With more than 57 percent of Israel’s population fully vaccinated against Covid-19, the highest percentage of any country, Israelis can visualize an end to the pandemic there.
But with the end of the crisis in sight, Magen David Adom, Israel’s paramedic and Red Cross service, has renewed its effort to complete a new national blood bank before Israel’s next potential crisis — a hostile attack or earthquake that would force the country to dip into its strategic blood reserves.
“Before the pandemic, Israel was experiencing terror attacks, rocket attacks, and rapidly escalating tensions at the country’s northern border,” said Tamir Pardo, former director of the Mossad, Israel’s intelligence service. “When the coronavirus pandemic abates, there’s no reason to believe there won’t be a resurgence of attacks and a resumption of threats to the Israeli people.”

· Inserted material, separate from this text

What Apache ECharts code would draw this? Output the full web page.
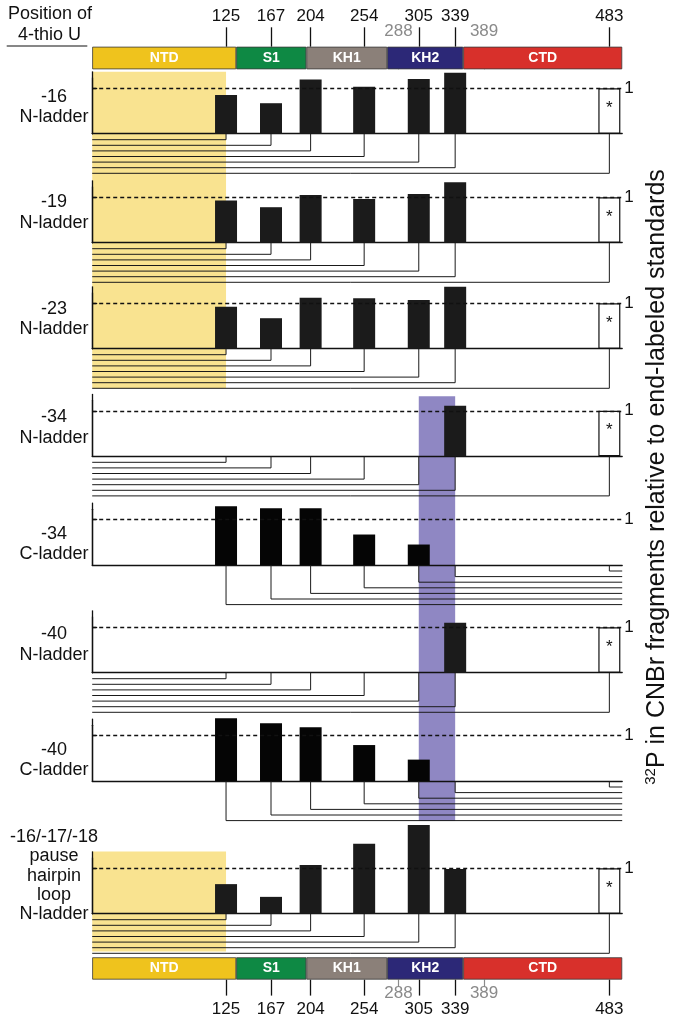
<!DOCTYPE html>
<html><head><meta charset="utf-8">
<script src="https://cdn.jsdelivr.net/npm/echarts@6/dist/echarts.min.js"></script>
<style>html,body{margin:0;padding:0;background:#fff}#c{width:674px;height:1023px}</style>
</head><body><div id="c"></div>
<script>
// ---------------- data ----------------
const proteinLength = 495;
const cleavageSites = [125, 167, 204, 254, 305, 339];
const standardSite = 483;
const standardValue = 1;
const axisTickSites = [125, 167, 204, 254, 305, 339, 483];
const grayTickLabels = ['288', '389'];
const grayTickPos = [286, 366];
const domainNames = ['NTD', 'S1', 'KH1', 'KH2', 'CTD'];
const domainStarts = [0, 134.5, 200, 275.5, 346.5];
const domainEnds = [134.5, 200, 275.5, 346.5, 495];
const domainColors = ['#efc31d', '#0e8944', '#8b8079', '#2c2877', '#d8302b'];

const panelTitles = [
  ['-16', 'N-ladder'],
  ['-19', 'N-ladder'],
  ['-23', 'N-ladder'],
  ['-34', 'N-ladder'],
  ['-34', 'C-ladder'],
  ['-40', 'N-ladder'],
  ['-40', 'C-ladder'],
  ['-16/-17/-18', 'pause', 'hairpin', 'loop', 'N-ladder']
];
const panelLadders = ['N', 'N', 'N', 'N', 'C', 'N', 'C', 'N'];
// relative 32P signal at the cleavage sites 125,167,204,254,305,339
const valsU16 = [0.85, 0.67, 1.19, 1.03, 1.20, 1.34];
const valsU19 = [0.93, 0.78, 1.05, 0.96, 1.07, 1.33];
const valsU23 = [0.92, 0.67, 1.12, 1.11, 1.07, 1.36];
const valsU34N = [null, null, null, null, null, 1.11];
const valsU34C = [1.29, 1.25, 1.25, 0.67, 0.45, null];
const valsU40N = [null, null, null, null, null, 1.10];
const valsU40C = [1.38, 1.27, 1.18, 0.79, 0.47, null];
const valsLoop = [0.65, 0.37, 1.07, 1.54, 1.95, 0.98];
const panelValues = [valsU16, valsU19, valsU23, valsU34N, valsU34C, valsU40N, valsU40C, valsLoop];
const yellowSpan = [0, 125];
const purpleSpan = [305, 339];

// ---------------- layout ----------------
const FONT = "'Liberation Sans', Arial, Helvetica, sans-serif";
const L = 92.2, R = 674 - 622.2;
const baselines = [133.7, 242.7, 348.7, 456.3, 565, 672.7, 781, 913.7];
const unitPx = 45.5, yMax = 1.36, rightAxisMax = 1.224;
const labelOffsets = [[-37, -17], [-41, -20], [-40, -20], [-39, -18], [-31, -11], [-39, -18], [-31, -11], [-77, -57.5, -38, -18.7, 0.3]];
const lineGap0 = 6, lineGap = 5.6;

const grids = [], xAxes = [], yAxes = [], series = [], graphics = [];
function hiddenX(gi) { return { gridIndex: gi, type: 'value', min: 0, max: proteinLength, show: false }; }

function addBand(top, height, span, color) {
  const gi = grids.length;
  grids.push({ left: L, right: R, top: top, height: height });
  xAxes.push(hiddenX(gi));
  yAxes.push({ gridIndex: gi, type: 'value', min: 0, max: 1, show: false });
  series.push({
    type: 'custom', xAxisIndex: gi, yAxisIndex: gi, z: -5, silent: true,
    data: [[span[0], span[1]]], encode: { x: [0, 1] },
    renderItem: function (p, api) {
      const a = api.coord([api.value(0), 1]), b = api.coord([api.value(1), 0]);
      return { type: 'rect', shape: { x: a[0], y: a[1], width: b[0] - a[0], height: b[1] - a[1] }, style: { fill: color } };
    }
  });
}
addBand(71.7, 316.5, yellowSpan, '#f9e390');
addBand(851.5, 100, yellowSpan, '#f9e390');
addBand(396.3, 424.7, purpleSpan, '#8f87c3');

const axisLS = { color: '#111', width: 1.3 };
panelValues.forEach(function (vals, i) {
  const B = baselines[i];
  const gi = grids.length;
  grids.push({ left: L, right: R, top: B - unitPx * yMax, height: unitPx * yMax });
  xAxes.push({ gridIndex: gi, type: 'value', min: 0, max: proteinLength,
    axisLine: { show: true, onZero: true, lineStyle: axisLS }, axisTick: { show: false },
    axisLabel: { show: false }, splitLine: { show: false } });
  yAxes.push({ gridIndex: gi, type: 'value', min: 0, max: yMax,
    axisLine: { show: true, lineStyle: axisLS }, axisTick: { show: false },
    axisLabel: { show: false }, splitLine: { show: false } });
  const ladder = panelLadders[i];
  const barData = [];
  cleavageSites.forEach(function (s, k) { if (vals[k] != null) barData.push([s, vals[k]]); });
  if (ladder === 'N') {
    barData.push({ value: [standardSite, standardValue],
      itemStyle: { color: '#fff', borderColor: '#111', borderWidth: 1.2 },
      label: { show: true, position: 'inside', formatter: '*', color: '#111', fontSize: 17, fontFamily: FONT, offset: [0, -3] } });
  }
  const sites = cleavageSites.concat([standardSite]);
  const ordered = ladder === 'N' ? sites.slice() : sites.slice().reverse();
  series.push({
    type: 'custom', xAxisIndex: gi, yAxisIndex: gi, z: 1, silent: true,
    data: ordered.map(function (s, r) { return [s, r]; }), encode: { x: 0 },
    renderItem: function (p, api) {
      const pt = api.coord([api.value(0), 0]);
      const end = api.coord([ladder === 'N' ? 0 : proteinLength, 0])[0];
      const y = pt[1] + lineGap0 + api.value(1) * lineGap;
      return { type: 'polyline', shape: { points: [[end, y], [pt[0], y], [pt[0], pt[1]]] },
        style: { stroke: '#1a1a1a', lineWidth: 1, fill: null } };
    },
    markLine: { silent: true, symbol: 'none', label: { show: false },
      lineStyle: { color: '#111', width: 1.3, type: [4, 3] }, data: [{ yAxis: 1 }] }
  });
  series.push({
    type: 'bar', xAxisIndex: gi, yAxisIndex: gi, z: 3, clip: false, barWidth: 22,
    itemStyle: { color: ladder === 'C' ? '#050505' : '#1b1b1b' },
    data: barData, silent: true
  });
  // right axis with the "1" reference tick
  const gr = grids.length;
  const rh = unitPx * rightAxisMax;
  grids.push({ left: L, right: R, top: B - rh, height: rh });
  xAxes.push(hiddenX(gr));
  yAxes.push({ gridIndex: gr, type: 'value', position: 'right', min: 0, max: rightAxisMax,
    axisLine: { show: true, lineStyle: axisLS },
    axisTick: { show: true, customValues: [1], length: 5, lineStyle: axisLS },
    axisLabel: { show: true, customValues: [1], margin: 2, fontSize: 17, color: '#111', fontFamily: FONT, formatter: function (v) { return String(v); } },
    splitLine: { show: false } });
  // panel labels
  panelTitles[i].forEach(function (t, k) {
    graphics.push({ type: 'text', x: 54, y: B + labelOffsets[i][k],
      style: { text: t, fontSize: 18, fontFamily: FONT, fill: '#111', align: 'center', verticalAlign: 'middle', textAlign: 'center', textVerticalAlign: 'middle' } });
  });
});

function addDomainBar(top, height, pos, blackLen, blackMargin, grayLen, grayMargin) {
  const gi = grids.length;
  grids.push({ left: L, right: R, top: top, height: height });
  xAxes.push({ gridIndex: gi, type: 'value', min: 0, max: proteinLength, position: pos,
    axisLine: { show: false }, splitLine: { show: false },
    axisTick: { show: true, customValues: axisTickSites, length: blackLen, lineStyle: { color: '#111', width: 1.3 } },
    axisLabel: { show: true, customValues: axisTickSites, margin: blackMargin, fontSize: 17, color: '#111', fontFamily: FONT, formatter: function (v) { return String(v); } } });
  yAxes.push({ gridIndex: gi, type: 'category', data: ['domains'], show: false });
  domainNames.forEach(function (n, k) {
    series.push({ type: 'bar', name: n, xAxisIndex: gi, yAxisIndex: gi, stack: 'dom' + gi, barWidth: height, z: 4,
      data: [domainEnds[k] - domainStarts[k]], silent: true,
      itemStyle: { color: domainColors[k], borderColor: '#3a3a3a', borderWidth: 0.8 },
      label: { show: true, position: 'inside', formatter: n, color: '#fff', fontWeight: 'bold', fontSize: 14, fontFamily: FONT } });
  });
  const g2 = grids.length;
  grids.push({ left: L, right: R, top: top, height: height });
  xAxes.push({ gridIndex: g2, type: 'value', min: 0, max: proteinLength, position: pos,
    axisLine: { show: false }, splitLine: { show: false },
    axisTick: { show: true, customValues: grayTickPos, length: grayLen, lineStyle: { color: '#8a8a8a', width: 1.2 } },
    axisLabel: { show: true, customValues: grayTickPos, margin: grayMargin, fontSize: 17, color: '#8a8a8a', fontFamily: FONT,
      formatter: function (v) { return grayTickLabels[grayTickPos.indexOf(v)]; } } });
  yAxes.push({ gridIndex: g2, type: 'value', show: false });
}
addDomainBar(46.7, 22.6, 'top', 19.4, 22, 6.7, 6.5);
addDomainBar(957.3, 22.3, 'bottom', 16, 21, 7.3, 5);

graphics.push({ type: 'text', x: 50, y: 14.5, style: { text: 'Position of', fontSize: 18, fontFamily: FONT, fill: '#111', align: 'center', verticalAlign: 'middle', textAlign: 'center', textVerticalAlign: 'middle' } });
graphics.push({ type: 'text', x: 49.5, y: 35, style: { text: '4-thio U', fontSize: 18, fontFamily: FONT, fill: '#111', align: 'center', verticalAlign: 'middle', textAlign: 'center', textVerticalAlign: 'middle' } });
graphics.push({ type: 'line', shape: { x1: 6.7, y1: 46, x2: 87.3, y2: 46 }, style: { stroke: '#111', lineWidth: 1.2 } });
graphics.push({ type: 'text', x: 657.5, y: 477, rotation: Math.PI / 2,
  style: { text: '{s|32}{b|P in CNBr fragments relative to end-labeled standards}',
    align: 'center', verticalAlign: 'middle', textAlign: 'center', textVerticalAlign: 'middle', fill: '#111',
    rich: { s: { fontSize: 15, fontFamily: FONT, fill: '#111', color: '#111', verticalAlign: 'top', lineHeight: 28 },
            b: { fontSize: 25, fontFamily: FONT, fill: '#111', color: '#111', lineHeight: 28 } } } });

const chart = echarts.init(document.getElementById('c'), null, { renderer: 'canvas' });
chart.setOption({
  animation: false,
  backgroundColor: '#fff',
  textStyle: { fontFamily: FONT },
  grid: grids, xAxis: xAxes, yAxis: yAxes, series: series, graphic: graphics
});
</script></body></html>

With that in mind, Magen David Adom, which collects, safety-tests, and distributes nearly all the blood used by Israel’s hospitals, began construction in 2016 of a new blood bank in Ramla, Israel. When completed later this year, the facility will double Israel’s blood-processing capacity. But just as important, the new blood bank has three of its six floors underground on successively more reinforced levels, including a super-reinforced blood vault that will house the country’s strategic blood reserves.
The building will protect the country’s blood supply against missile, chemical, and biological attack and enable MDA’s hematologists and other blood center employees to continue separating blood into its medically usable components, even when the nation is under attack. The building is also reinforced against earthquakes, an important factor in a region bisected by two seismic faults.
The new facility, the Marcus National Blood Services Center, is named after Bernie and Billi Marcus of Atlanta, whose foundation donated $25 million to help fund construction and a more recent matching-gifts grant of $10 million to ensure completion of the $130 million project.
Construction and funding for the blood center has been overseen by American Friends of Magen David Adom, MDA’s U.S.-based philanthropic affiliate. Given the building’s strategic importance for Israel, construction continued without interruption amid the pandemic, requiring construction workers to sequester onsite to prevent exposure to Covid and risk a work stoppage.
“When the Marcus Center is complete, it will enable us to continue processing and distributing blood to Israel’s hospitals during the types of crises when blood is needed most, whether it’s a war or natural disaster like an earthquake or pandemic,” said Prof. Eilat Shinar, M.D., head of Magen David Adom’s Blood Services Division and a deputy-director general of the organization.
“In our line of work, we believe the time to prepare for the next crisis is long before it happens,” she said. “That’s why we continued construction on the Marcus Blood Center, even as we were simultaneously dealing with the Covid pandemic. But getting this project completed on time will go a long way in making Israel and its people safer.”